Are GRI's next-gen guidelines too complex?

Are GRI's next-gen guidelines too complex?

Framework LLC has worked hand-in-hand with the Global Reporting Initiative (GRI) to foster and promote the GRI Sustainability Reporting Guidelines as a GRI organizational stakeholder since 2005 and as provider of reporting and advisory services to our clients for nearly a decade. We are staunch supporters of the principles of materiality, comparability, context, and completeness in public disclosure of environmental, social, and governance information.
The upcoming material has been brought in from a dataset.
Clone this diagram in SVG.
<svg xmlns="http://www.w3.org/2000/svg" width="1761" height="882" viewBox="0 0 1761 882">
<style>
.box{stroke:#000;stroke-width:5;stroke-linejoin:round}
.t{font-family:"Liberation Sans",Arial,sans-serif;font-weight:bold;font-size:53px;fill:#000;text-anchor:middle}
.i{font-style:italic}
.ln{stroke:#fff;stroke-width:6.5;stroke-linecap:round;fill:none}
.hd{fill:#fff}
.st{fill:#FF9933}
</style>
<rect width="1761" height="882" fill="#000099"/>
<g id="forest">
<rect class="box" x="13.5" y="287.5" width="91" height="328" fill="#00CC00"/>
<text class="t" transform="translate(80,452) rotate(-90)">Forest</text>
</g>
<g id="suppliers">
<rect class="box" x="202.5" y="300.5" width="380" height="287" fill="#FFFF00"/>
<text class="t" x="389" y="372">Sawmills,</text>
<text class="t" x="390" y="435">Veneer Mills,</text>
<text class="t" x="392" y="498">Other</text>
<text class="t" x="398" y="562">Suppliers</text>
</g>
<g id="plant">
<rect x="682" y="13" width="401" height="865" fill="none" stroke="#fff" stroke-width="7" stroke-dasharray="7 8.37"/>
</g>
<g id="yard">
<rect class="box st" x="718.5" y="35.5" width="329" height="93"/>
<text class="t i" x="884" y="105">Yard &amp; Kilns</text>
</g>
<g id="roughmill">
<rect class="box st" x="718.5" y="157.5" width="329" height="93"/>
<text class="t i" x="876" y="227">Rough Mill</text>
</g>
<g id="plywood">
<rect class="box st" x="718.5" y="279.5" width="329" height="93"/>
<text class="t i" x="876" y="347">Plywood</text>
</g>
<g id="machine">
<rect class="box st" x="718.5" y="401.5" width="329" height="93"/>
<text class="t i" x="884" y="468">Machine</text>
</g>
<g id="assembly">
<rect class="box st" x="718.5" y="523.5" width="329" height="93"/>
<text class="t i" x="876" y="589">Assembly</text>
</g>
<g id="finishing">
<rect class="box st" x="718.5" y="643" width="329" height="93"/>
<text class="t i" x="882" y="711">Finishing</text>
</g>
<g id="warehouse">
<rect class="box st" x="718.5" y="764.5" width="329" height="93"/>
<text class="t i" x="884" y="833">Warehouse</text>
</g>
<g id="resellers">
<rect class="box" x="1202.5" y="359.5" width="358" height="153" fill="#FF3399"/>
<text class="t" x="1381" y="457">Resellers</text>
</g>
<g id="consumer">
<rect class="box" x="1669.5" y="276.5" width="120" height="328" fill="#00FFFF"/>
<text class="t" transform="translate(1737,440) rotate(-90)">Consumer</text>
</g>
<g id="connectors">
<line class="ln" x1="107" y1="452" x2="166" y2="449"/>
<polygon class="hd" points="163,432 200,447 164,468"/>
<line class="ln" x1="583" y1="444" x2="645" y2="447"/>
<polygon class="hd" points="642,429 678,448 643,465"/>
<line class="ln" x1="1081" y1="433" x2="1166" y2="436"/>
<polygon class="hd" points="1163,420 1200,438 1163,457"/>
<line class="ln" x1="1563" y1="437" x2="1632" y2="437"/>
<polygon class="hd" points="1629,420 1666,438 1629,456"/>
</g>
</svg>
We have thus viewed the strict application of the GRI guidelines as a replicable pathway for all companies, large and small, to be accountable and transparent in their public communication of sustainability performance.

After working with the GRI G3 for many years—and interpreting these guidelines for our clients equally in their nuance as well as in their limitations—we were keenly interested in reviewing the proposed G4 guidelines (our full comments on the exposure draft can be found here). Would an increased focus on materiality lead to greater issue selectivity, focus, relevance, and depth? Would the guidelines point the way towards true integration with financial reporting? Or would complexity overwhelm the best intentions of the organization and create daunting new challenges for reporters, as some early signs had suggested?

Unfortunately, in our estimation, if the G4 Guidelines were implemented as currently drafted, undue complexity and reporting burden would be the order of the day. As consultants, our role is not only to serve as advocates for strategic, transparent, and meaningful disclosure linked to financial performance and sustainability context, and responsive to stakeholder concerns; but also to do so in a manner inclusive and embracing of all companies, large and small, wherever they may be on their sustainability journey. We do not see the G4 Guidelines in their present state as advancing these objectives in a practicable manner. Instead, the focus is on voluminous disclosure (especially with regard to governance and supply chain), with narrowly defined “in accordance” requirements, and a tremendous added—yet fuzzily conscribed—“value chain” reporting burden.

To be sure, there are real strides to be found in the 300+ pages of the disclosure draft. Materiality receives greater emphasis, the misleading “graded” Application Levels have been put aside, and there is a more holistic view of company performance taken than ever before. Much thought has gone into the new structure, and there is an admirable effort at work to challenge reporters to rise to new levels of thoroughness and adherence. The problem is that much of this new structure, imposed as additional rather than substitute requirements, becomes so onerous as to face potential collapse under its own weight. Specifically, we are more than concerned at the possibility that many companies may simply choose not to navigate the G4 at all rather than dive into its considerably increased data demands.

As dominant and valuable a framework as the GRI provides, times have changed substantially since the millennial years when it came to prominence. In a world in which the bottom line faces constant pressures and disclosure requests come fast and furious, companies must now choose to whom and how deeply to respond—while allocating resources accordingly. Although we believe a majority of companies would continue to rely on a GRI-based approach regardless of the final shape of the G4, many might simply not be able to justify to senior management the increased costs (and, potentially, added liability) of strict adherence to this voluntary standard.

There are four areas of the current draft in particular that we strongly recommend be reconsidered or refined:

  • Value chain assessment: while helpful as a preparatory exercise in advance of the reporting process, its practical application is unclear when responding to specific indicators
  • Greater emphasis on materiality: a laudable strategy that needs to be carried through the instructions so that it allows reporters to narrow their focus to a manageable set of issues and frees them from the compulsion to stick with a “checkbox” approach
  • The replacement of application levels with a binary “in accordance” or “not in accordance” standard: the right idea, but a more graduated scale of adherence would be less discouraging to both smaller companies and those companies that do not aspire to the highest levels of reporting—yet still want to publicly declare their adherence to GRI principles and protocols
  • Additional supply chain indicators: A step in the right direction, but excessively detailed and burdensome—especially for companies that would find themselves needing to both collect this data from suppliers as well as provide it to their own customers
  • Increased governance disclosure requirements: more onerous than necessary in being split out into dozens of indicators; also politically unfeasible for some organizations

Our impression from the conversations we’ve had to date with clients, peers, and other corporate reporters is that we are far from alone in the above concerns. Fortunately, in the coming months, the GRI still has time in which to refine its course as it sifts through the commentary provided by its stakeholders. We sincerely hope that, should the response from stakeholders warrant it, the GRI will delay the final release of the Guidelines until the standard has been sufficiently reworked to ensure its continued practicable applicability and global adoption.